- Born: 1 December 1947 (age 78) Glasgow, Scotland
- Occupations: Antiques expert, television personality
- Years active: 1979–present
- Television: Antiques Roadshow; Bargain Hunt; Flog It!; Antiques Road Trip
- Height: 155 cm (5 ft 1 in)

= Anita Manning =

Scottish antiques expert and television personality

Anita Manning (born 1 December 1947) is a Scottish antiques expert and television personality from Glasgow. She is well known for her appearances since 2010 as an expert and presenter on the BBC's Bargain Hunt, Flog It! and the Antiques Road Trip. She is claimed to be the first female auctioneer in Scotland.

==Career==
Manning's father used to take her to auctions on Sauchiehall Street, in Glasgow and she grew to love antiques. She first got into the antiques business in the 1970s after buying a bed from an Irish dealer. He offered her a job as a buyer.

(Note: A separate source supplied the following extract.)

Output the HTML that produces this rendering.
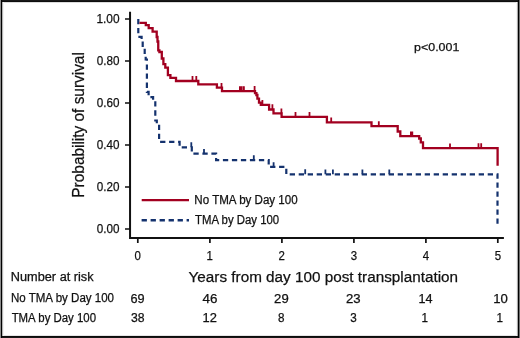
<!DOCTYPE html>
<html><head><meta charset="utf-8">
<style>
html,body{margin:0;padding:0;background:#fff;}
body{width:520px;height:338px;overflow:hidden;position:relative;}
svg{position:absolute;left:0;top:0;display:block;will-change:transform;}
text{font-family:"Liberation Sans",sans-serif;fill:#111;stroke:#111;stroke-width:0.25px;}
</style></head><body>
<svg width="520" height="338" viewBox="0 0 520 338">
<rect x="0" y="0" width="520" height="338" fill="#fff"/>
<g shape-rendering="crispEdges">
<rect x="0" y="2" width="520" height="1" fill="#dcdcdc"/>
<rect x="0" y="335" width="520" height="1" fill="#e6e6e6"/>
<rect x="2" y="0" width="1" height="338" fill="#b4b4b4"/>
<rect x="3" y="0" width="1" height="338" fill="#f2f2f2"/>
<rect x="517" y="0" width="1" height="338" fill="#a8a8a8"/>
<rect x="516" y="0" width="1" height="338" fill="#f4f4f4"/>
<rect x="0" y="0" width="520" height="1" fill="#181818"/>
<rect x="0" y="1" width="520" height="1" fill="#0e0e0e"/>
<rect x="0" y="336" width="520" height="1" fill="#0c0c0c"/>
<rect x="0" y="337" width="520" height="1" fill="#181818"/>
<rect x="0" y="0" width="1" height="338" fill="#8c8c8c"/>
<rect x="1" y="0" width="1" height="338" fill="#000"/>
<rect x="518" y="0" width="1" height="338" fill="#000"/>
<rect x="519" y="0" width="1" height="338" fill="#6e6e6e"/>
</g>
<g stroke="#111" stroke-width="2" fill="none">
<path d="M130.05,11.8 V239 M129.05,238 H503.9"/>
</g>
<g stroke="#111" stroke-width="1.7" fill="none">
<path d="M125,19 H130 M125,61 H130 M125,103 H130 M125,145 H130 M125,187 H130 M125,229 H130"/>
<path d="M137.8,238 V243.1 M209.9,238 V243.1 M281.9,238 V243.1 M353.9,238 V243.1 M425.9,238 V243.1 M497.8,238 V243.1"/>
</g>
<text x="96.39" y="23.30" font-size="13" textLength="23.17" lengthAdjust="spacingAndGlyphs">1.00</text>
<text x="96.84" y="65.30" font-size="13" textLength="22.71" lengthAdjust="spacingAndGlyphs">0.80</text>
<text x="96.84" y="107.30" font-size="13" textLength="22.71" lengthAdjust="spacingAndGlyphs">0.60</text>
<text x="96.84" y="149.30" font-size="13" textLength="22.71" lengthAdjust="spacingAndGlyphs">0.40</text>
<text x="96.84" y="191.30" font-size="13" textLength="22.71" lengthAdjust="spacingAndGlyphs">0.20</text>
<text x="96.84" y="233.30" font-size="13" textLength="22.71" lengthAdjust="spacingAndGlyphs">0.00</text>
<text x="134.62" y="259.50" font-size="13" textLength="6.36" lengthAdjust="spacingAndGlyphs">0</text>
<text x="206.46" y="259.50" font-size="13" textLength="6.36" lengthAdjust="spacingAndGlyphs">1</text>
<text x="278.62" y="259.50" font-size="13" textLength="6.36" lengthAdjust="spacingAndGlyphs">2</text>
<text x="350.65" y="259.50" font-size="13" textLength="6.36" lengthAdjust="spacingAndGlyphs">3</text>
<text x="422.66" y="259.50" font-size="13" textLength="6.36" lengthAdjust="spacingAndGlyphs">4</text>
<text x="494.63" y="259.50" font-size="13" textLength="6.36" lengthAdjust="spacingAndGlyphs">5</text>
<text x="188.57" y="281.80" font-size="15.5" textLength="269.52" lengthAdjust="spacingAndGlyphs">Years from day 100 post transplantation</text>
<text transform="translate(83.80,196.40) rotate(-90)" x="-1.26" y="0" font-size="16" textLength="145.49" lengthAdjust="spacingAndGlyphs">Probability of survival</text>
<text x="414.10" y="51.10" font-size="11.3" textLength="45.21" lengthAdjust="spacingAndGlyphs">p&lt;0.001</text>
<text x="194.36" y="204.20" font-size="12" textLength="103.29" lengthAdjust="spacingAndGlyphs">No TMA by Day 100</text>
<text x="195.05" y="223.90" font-size="12" textLength="84.09" lengthAdjust="spacingAndGlyphs">TMA by Day 100</text>
<text x="10.86" y="281.30" font-size="12" textLength="82.73" lengthAdjust="spacingAndGlyphs">Number at risk</text>
<text x="10.96" y="302.40" font-size="12" textLength="103.09" lengthAdjust="spacingAndGlyphs">No TMA by Day 100</text>
<text x="11.65" y="322.40" font-size="12" textLength="84.40" lengthAdjust="spacingAndGlyphs">TMA by Day 100</text>
<text x="130.45" y="302.60" font-size="12.3" textLength="14.15" lengthAdjust="spacingAndGlyphs">69</text>
<text x="202.59" y="302.60" font-size="12.3" textLength="14.90" lengthAdjust="spacingAndGlyphs">46</text>
<text x="274.14" y="302.60" font-size="12.3" textLength="14.58" lengthAdjust="spacingAndGlyphs">29</text>
<text x="346.04" y="302.60" font-size="12.3" textLength="14.64" lengthAdjust="spacingAndGlyphs">23</text>
<text x="418.54" y="302.60" font-size="12.3" textLength="14.03" lengthAdjust="spacingAndGlyphs">14</text>
<text x="493.20" y="302.60" font-size="12.3" textLength="14.61" lengthAdjust="spacingAndGlyphs">10</text>
<text x="130.93" y="322.40" font-size="12.3" textLength="13.60" lengthAdjust="spacingAndGlyphs">38</text>
<text x="202.62" y="322.40" font-size="12.3" textLength="14.33" lengthAdjust="spacingAndGlyphs">12</text>
<text x="277.95" y="322.40" font-size="12.3" textLength="6.50" lengthAdjust="spacingAndGlyphs">8</text>
<text x="350.18" y="322.40" font-size="12.3" textLength="6.50" lengthAdjust="spacingAndGlyphs">3</text>
<text x="421.59" y="322.40" font-size="12.3" textLength="6.50" lengthAdjust="spacingAndGlyphs">1</text>
<text x="496.49" y="322.40" font-size="12.3" textLength="6.50" lengthAdjust="spacingAndGlyphs">1</text>
<path d="M141.7,200.2 H189" stroke="#a20020" stroke-width="2.3" fill="none"/>
<path d="M141.6,220.25 H189" stroke="#14326e" stroke-width="2.3" fill="none" stroke-dasharray="5.3,3.7"/>
<path d="M138.3,19 V36.9 H141.6 V40.5 H142.7 V47.8 H144.7 V55.5 H145.7 V59.5 H146.9 V91.8 H148.6 V97.2 H153.1 V102.4 H155.3 V120.5 H156.8 V124.5 H159.1 V141.9" stroke="#14326e" stroke-width="2.2" fill="none" stroke-dasharray="5.3,3.74" stroke-dashoffset="0.12"/>
<path d="M159.1,141.9 H179.6 V147.3 H191.8 V153.6 H216.1 V160.1 H268.7 V166.9 H286.3 V174.3 H497.5 V227.5" stroke="#14326e" stroke-width="2.2" fill="none" stroke-dasharray="5.3,3.7" stroke-dashoffset="8.0"/>
<g stroke="#14326e" stroke-width="1.8">
<path d="M191.3,147.3 V142.2 M204,153.6 V149 M253.8,160.1 V155.2 M273.6,166.9 V162.3 M305.2,174.3 V169.3 M325.4,174.3 V169.4 M332.9,174.3 V169.4 M362.4,174.3 V169.4 M389.3,174.3 V169.4"/>
</g>
<path d="M139.5,22.9 H145.8 V25.2 H148.7 V28.1 H152.6 V31.6 H156.7 V37 H157.5 V41.5 H158.25 V50.4 H159.4 V52 H161.8 V58.5 H163.4 V64.2 H165.3 V67.6 H167.9 V75.2 H170.4 V77.9 H176 V81 H198.3 V84.4 H216.9 V87.6 H222 V91.1 H255 V93.1 H256.4 V95 H257.4 V98.6 H259 V102.6 H260.8 V104.8 H269.1 V109.5 H273.5 V113.4 H281.6 V116.8 H326.9 V122.4 H371.5 V126.2 H397.7 V131.5 H400.3 V136.2 H419.2 V138.5 H420.8 V142.3 H423 V148.2 H497.6 V165.8" stroke="#a20020" stroke-width="2.3" fill="none"/>
<path d="M242.6,91.1 V86.2" stroke="#a20020" stroke-width="1.6" stroke-opacity="0.6"/>
<g stroke="#a20020" stroke-width="1.8">
<path d="M192.5,81 V76.1 M196.3,81 V76.1 M221.5,87.6 V82.9 M239.9,91.1 V86.2 M241.3,91.1 V86.2 M243.9,91.1 V86.2 M254.6,91.1 V86 M262.4,104.8 V100 M272.4,109.5 V104.3 M281.4,113.4 V108.4 M295.5,116.8 V112 M309.5,116.8 V112 M331.2,122.4 V117.4 M378.8,126.2 V121.2 M410.9,136.2 V131.5 M412.3,136.2 V131.5 M450,148.2 V143.5 M478.5,148.2 V143.3 M481.2,148.2 V143.3"/>
</g>
</svg>
</body></html>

After studying physical education and specialising in dance at Aberdeen and Edinburgh, Manning was a teacher before she got married and had children. As a young mother, she developed a knowledge of antiques by buying furniture from auctions. After her first visit to Glasgow as a buyer, she bought and sold furniture in England and Ireland for about three years, driving all around the country in a truck.

Together with her daughter Lala, Manning established the Glasgow auction house Great Western Auctions in 1989. Manning's son Luke lived in Hong Kong for a number of years, while her mother lived in Australia for the last 35 years of her life. The Sunday Post and The Daily Telegraph have claimed that she was Scotland's first female auctioneer. Luke Manning now also works as director, auctioneer and valuer at the auction.

In 2016 Manning set a new record for the largest profit on a single item on the Antiques Road Trip. A Buddha statue she had purchased for £50 sold for £3,800, a 7,500% profit. This record was broken in September 2017 when Paul Laidlaw bought a Chambre Automatique De Bertsch sub-miniature camera for £60 and sold it at auction for £20,000.